Just as we left the gardens, it started to rain.  Timing, eh?

The in laws then took off back to Vancouver after a spot of arvo tea and a beer, we wandered in the rain to dinner and our second night in Victoria.  On Tuesday morning we looked at the weather with some trepidation - it was grey but apparently not foggy and the cloud ceiling was high enough for the planes to fly.  DH had a meeting to go to at noon and we expected our 9am flight would get us home by 10:30am at the latest.

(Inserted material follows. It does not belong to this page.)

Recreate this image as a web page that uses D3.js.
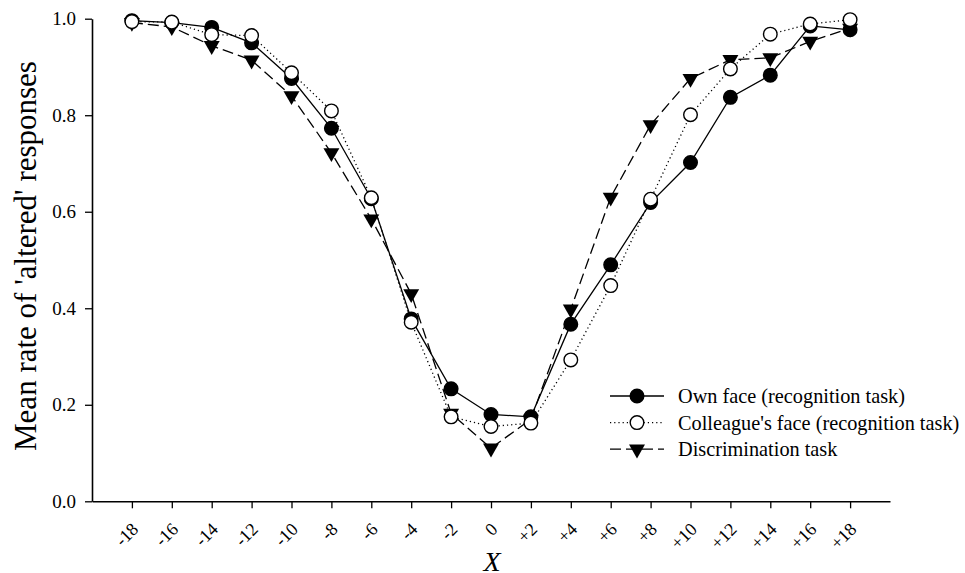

Just as well the meeting was at noon because our flight was late and then we got caught up re-entering the States (can you believe there were five Australians out of six passengers on our flight?  I didn't even realise it until we got to Seattle - they sounded normal to me and it was only when I saw their passports that I realised they were normal but not American if that makes sense) and it was after 11am before we left Kenmore Air.  Good thing the bus trip only takes 20 minutes and a bus showed up right smartly when we got to the stop.

Canada gave us parting gifts - DH has a cold and I'm fighting it off, though I think it is a losing battle.

Did I buy yarn whilst I was there?  Is the Pope a Catholic?  (Some people will debate this.)  Of course I bought yarn!  I bought yarn of varying Canadian-ness.

Yarn processed in Canada (well roving, Briggs and Little), yarn dyed in Canada (Indigo Dragonfly) and Italian yarn imported and distributed by a Canadian company.

Lovely Canadian woolly stuffs
I must show off some of the things I've been knitting recently.  I've been on a shawl kick even though I forget to wear the danged things.  Do love knitting them though - there's no pressure about them fitting.  As long as they can wrap around your neck and hopefully even your shoulders, it is all good!  Must remember this blogging thing more often.

anon!

Comments

  1. Your veggie garden has been generous with its produce. Phil once made green tomato pickles or chutney with some green tomatoes we had. Or there's fried green tomatoes, like the movie. Quilts can be so annoying sometimes!! Your sea plane ride sounds wonderful. We did one over Sydney Harbour a few years ago and loved it. Lucky your phone kept working after it's swim.